Transfer to Portugal. Baiona, Valenca and Ponte de Lima.

Baiona is on the coast of Spain. With a fort, harbour, and cafes it was a good stopping place. It was also the first stop which Christopher Columbus made on his return from the New World. There is a replica of his ship in the harbour. Shops open late (for us) in Spain. A good job as I would have bought that beautiful top which caught my eye!. The coastal drive took us over the border to  the walled town of Valenca where lunch in the sunshine under the trees awaited us - all included. We were delighted to see the little train trundling round. " That's for us afterwards" we agreed. The afternoon stop found us in Ponte de Lima where we settled at a cafe for a cool drink by the river. This is one of the few towns where they still have bull-running. Under a tree is a sculpture of a huge bull pawing the ground. We were now in the northern part of Portugal.

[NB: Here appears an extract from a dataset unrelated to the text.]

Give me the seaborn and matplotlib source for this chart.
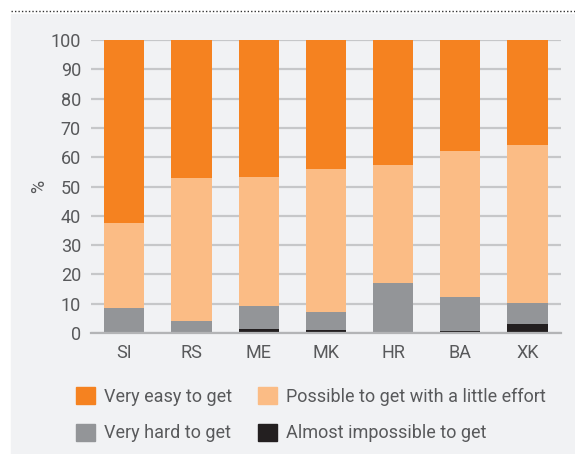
import numpy as np
import pandas as pd
import seaborn as sns
import matplotlib.pyplot as plt
from matplotlib.patches import Patch, Rectangle
from matplotlib.lines import Line2D

# values (percent of respondents)
countries = ["SI", "RS", "ME", "MK", "HR", "BA", "XK"]
almost_impossible = [0.2, 0.0, 1.3, 0.9, 0.2, 0.6, 3.1]
very_hard = [8.3, 4.1, 7.9, 6.3, 16.9, 11.7, 7.1]
with_effort = [29.0, 48.9, 44.1, 48.9, 40.3, 49.9, 54.1]
very_easy = [62.5, 47.0, 46.7, 43.9, 42.6, 37.8, 35.7]

labels = ["Very easy to get", "Possible to get with a little effort",
          "Very hard to get", "Almost impossible to get"]
colors = ["#f58220", "#fbbc85", "#939598", "#231f20"]

df = pd.DataFrame({"country": countries,
                   labels[3]: almost_impossible,
                   labels[2]: very_hard,
                   labels[1]: with_effort,
                   labels[0]: very_easy})

# stacked = cumulative heights, draw tallest first
cum = df[[labels[3], labels[2], labels[1], labels[0]]].cumsum(axis=1)

sns.set_style("white")
plt.rcParams['font.family'] = ['Roboto', 'DejaVu Sans']
txt = "#58595b"
bg = "#f1f2f4"
fs = 13

fig = plt.figure(figsize=(5.75, 4.54), dpi=100)
fig.patch.set_facecolor("white")
fig.patches.append(Rectangle((11 / 575, 0), 1, (454 - 14) / 454,
                             transform=fig.transFigure, color=bg, zorder=-10))
fig.lines.append(Line2D([11 / 575, 1], [1 - 11 / 454] * 2, transform=fig.transFigure,
                        color="#333333", lw=1.0, ls=(0, (1, 1.5))))

ax = fig.add_axes([90.7 / 575, 1 - 333 / 454, (561 - 90.7) / 575, (333 - 40) / 454])
ax.set_facecolor(bg)

for lab, col in zip(labels, colors):
    sns.barplot(x=df["country"], y=cum[lab], color=col, width=0.6, linewidth=0,
                saturation=1, ax=ax, zorder=3, order=countries)

ax.set_ylim(0, 100)
ax.set_xlim(-0.5, 6.5)
ax.set_yticks(np.arange(0, 101, 10))
ax.yaxis.grid(True, color="#c6c7c9", lw=1.6, zorder=0)
ax.set_axisbelow(True)
for s in ["top", "right", "left"]:
    ax.spines[s].set_visible(False)
ax.spines["bottom"].set_color("#b3b4b6")
ax.spines["bottom"].set_linewidth(1.6)
ax.spines["bottom"].set_zorder(4)

ax.set_xticks(np.arange(-0.5, 7, 1), minor=True)
ax.tick_params(axis="x", which="minor", length=5, width=1.6, color="#b3b4b6")
ax.tick_params(axis="x", which="major", length=0, pad=8, labelsize=fs, labelcolor=txt)
ax.tick_params(axis="y", length=0, pad=7, labelsize=fs, labelcolor=txt)
ax.set_xlabel("")
ax.set_ylabel("%", color=txt, fontsize=fs, labelpad=2)

handles = [Patch(color=c) for c in colors]
order = [0, 2, 1, 3]
fig.legend([handles[i] for i in order], [labels[i] for i in order], ncol=2,
           loc="upper left", bbox_to_anchor=(69 / 575, 1 - 380 / 454),
           frameon=False, fontsize=fs, labelcolor=txt,
           handlelength=1.05, handleheight=1.05, handletextpad=0.5,
           columnspacing=1.4, labelspacing=1.0, borderaxespad=0)

fig.savefig("out.png", dpi=100, facecolor=fig.get_facecolor())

Porto and the Duoro Valley.

Our hotel in Portugal - Axis Vermar in Povoa de Varzim north of Porto (Oporto in English) - was as comfortable as the previous one in Spain. Again we enjoyed waiter service but only at lunch-time.  Sunday brought our scheduled half day trip to the city of Porto and a bodega. Our guide took around the town with much getting on and off the coach at various points to look at the sights. The cathedral is high up and we were glad of the coach ride up to it from where there is a panoramic view. 

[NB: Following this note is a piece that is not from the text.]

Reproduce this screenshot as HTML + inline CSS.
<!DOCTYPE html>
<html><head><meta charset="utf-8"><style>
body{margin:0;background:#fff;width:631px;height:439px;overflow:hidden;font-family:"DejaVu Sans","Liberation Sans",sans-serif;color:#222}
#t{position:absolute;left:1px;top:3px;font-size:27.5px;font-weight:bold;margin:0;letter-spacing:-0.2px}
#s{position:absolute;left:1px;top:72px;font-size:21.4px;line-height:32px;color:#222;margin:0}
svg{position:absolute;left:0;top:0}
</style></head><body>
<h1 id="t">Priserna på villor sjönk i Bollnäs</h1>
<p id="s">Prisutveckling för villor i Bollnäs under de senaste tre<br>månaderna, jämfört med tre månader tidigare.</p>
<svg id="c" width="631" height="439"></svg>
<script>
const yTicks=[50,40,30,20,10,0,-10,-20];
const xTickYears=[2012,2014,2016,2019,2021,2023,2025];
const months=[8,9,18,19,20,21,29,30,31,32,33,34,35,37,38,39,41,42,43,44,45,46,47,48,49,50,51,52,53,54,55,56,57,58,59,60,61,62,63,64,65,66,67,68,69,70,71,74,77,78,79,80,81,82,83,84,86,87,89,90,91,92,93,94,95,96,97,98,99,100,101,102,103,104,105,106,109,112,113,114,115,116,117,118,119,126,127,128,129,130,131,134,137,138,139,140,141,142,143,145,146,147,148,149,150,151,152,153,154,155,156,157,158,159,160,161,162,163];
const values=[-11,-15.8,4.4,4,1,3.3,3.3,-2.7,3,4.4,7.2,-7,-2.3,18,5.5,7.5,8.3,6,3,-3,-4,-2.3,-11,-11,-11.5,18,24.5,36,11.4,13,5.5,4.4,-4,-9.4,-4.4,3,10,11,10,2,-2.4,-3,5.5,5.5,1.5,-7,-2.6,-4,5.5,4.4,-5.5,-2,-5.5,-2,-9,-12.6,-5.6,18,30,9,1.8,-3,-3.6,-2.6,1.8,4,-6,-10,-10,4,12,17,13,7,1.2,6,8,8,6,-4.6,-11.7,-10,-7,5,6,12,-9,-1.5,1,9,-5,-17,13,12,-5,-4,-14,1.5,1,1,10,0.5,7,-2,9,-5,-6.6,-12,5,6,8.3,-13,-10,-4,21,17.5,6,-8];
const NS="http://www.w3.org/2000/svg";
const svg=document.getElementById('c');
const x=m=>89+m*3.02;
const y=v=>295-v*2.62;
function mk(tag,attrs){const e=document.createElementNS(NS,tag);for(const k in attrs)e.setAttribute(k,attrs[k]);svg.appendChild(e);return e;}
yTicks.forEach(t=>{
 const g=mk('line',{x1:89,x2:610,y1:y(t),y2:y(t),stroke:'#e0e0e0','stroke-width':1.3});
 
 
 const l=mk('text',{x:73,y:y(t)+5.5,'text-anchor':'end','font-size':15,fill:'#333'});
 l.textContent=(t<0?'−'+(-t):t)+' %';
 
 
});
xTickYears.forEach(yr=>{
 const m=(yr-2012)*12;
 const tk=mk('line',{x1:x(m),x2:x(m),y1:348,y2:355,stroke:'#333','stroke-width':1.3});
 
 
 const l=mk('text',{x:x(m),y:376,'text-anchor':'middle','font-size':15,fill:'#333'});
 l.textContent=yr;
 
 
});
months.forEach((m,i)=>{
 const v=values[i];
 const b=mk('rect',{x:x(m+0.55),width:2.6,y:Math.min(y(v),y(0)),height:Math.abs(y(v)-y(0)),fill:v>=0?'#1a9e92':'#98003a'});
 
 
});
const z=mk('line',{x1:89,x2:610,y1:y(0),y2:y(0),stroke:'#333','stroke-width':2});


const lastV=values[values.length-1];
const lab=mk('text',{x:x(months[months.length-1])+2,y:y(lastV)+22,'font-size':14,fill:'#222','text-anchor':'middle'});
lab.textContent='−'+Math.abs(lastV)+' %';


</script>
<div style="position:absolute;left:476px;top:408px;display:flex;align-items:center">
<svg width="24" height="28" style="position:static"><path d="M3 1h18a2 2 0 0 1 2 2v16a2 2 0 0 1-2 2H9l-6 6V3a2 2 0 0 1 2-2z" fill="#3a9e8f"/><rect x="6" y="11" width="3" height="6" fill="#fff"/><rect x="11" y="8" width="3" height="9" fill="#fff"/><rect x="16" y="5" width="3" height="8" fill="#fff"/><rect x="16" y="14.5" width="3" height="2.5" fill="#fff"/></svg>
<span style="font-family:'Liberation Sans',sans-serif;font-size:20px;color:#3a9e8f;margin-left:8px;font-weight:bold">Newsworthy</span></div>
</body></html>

Then it was on to the Graham's Bodega and tour of the cellars. Naturally there was a tasting - tawny and ruby - followed by a look around the shop.
The Duoro Valley was the realisation of another dream for me. 
This full day trip would take us through the mountains where the countryside changed as we headed east. Our first stop was the in Amarante in the mountains where there was an old church on the river, and a convent with cloisters; and of course, a cafe for the all important comfort stop. Then it was on to Peso da Regua on the Duoro river where we had an arranged lunch stop to consume our packed lunches in a cafe and time to look around if we wanted to. (We weren't always eating and drinking!). On the top of the mountain, dominating the valley, was a huge figure of the famous Sandeman man with his long black cloak and sombrero. I remember one of my aunties always bought Sandeman sherry at Christmas (from Spain).
Crossing the river, our driver took us deep into the valley with mountains rising on either side. These were mountains with a difference though. Not covered in the usual trees, these were covered with rows and rows of vines growing on terraces as they [vines]cascaded down the mountainsides.
Reaching the Sandeman bodega, we were greeted by a young lady dressed in the long dark student's cape and sombrero. After a tour of the bodega we had a tasting - this time of white port and ruby. From the terrace outside there were the most stupendous views across the valley and, I was told, the little village of Pinhao across the river. 

Our tour manager encouraged us to have a group photo; everyone put their cameras on the table so that she and the guide could take about twenty photos quickly.
We spent the last two days, quietly around the hotel and the area. Povoa de Varzim has a long sea front and an interesting old town. It was delightful to see the groups of school children having games on the beach. Each group(class) had a different colour hat for identification. 
With more items in our treasure chest of dreams being put into our memory box of adventures, we were ready for home.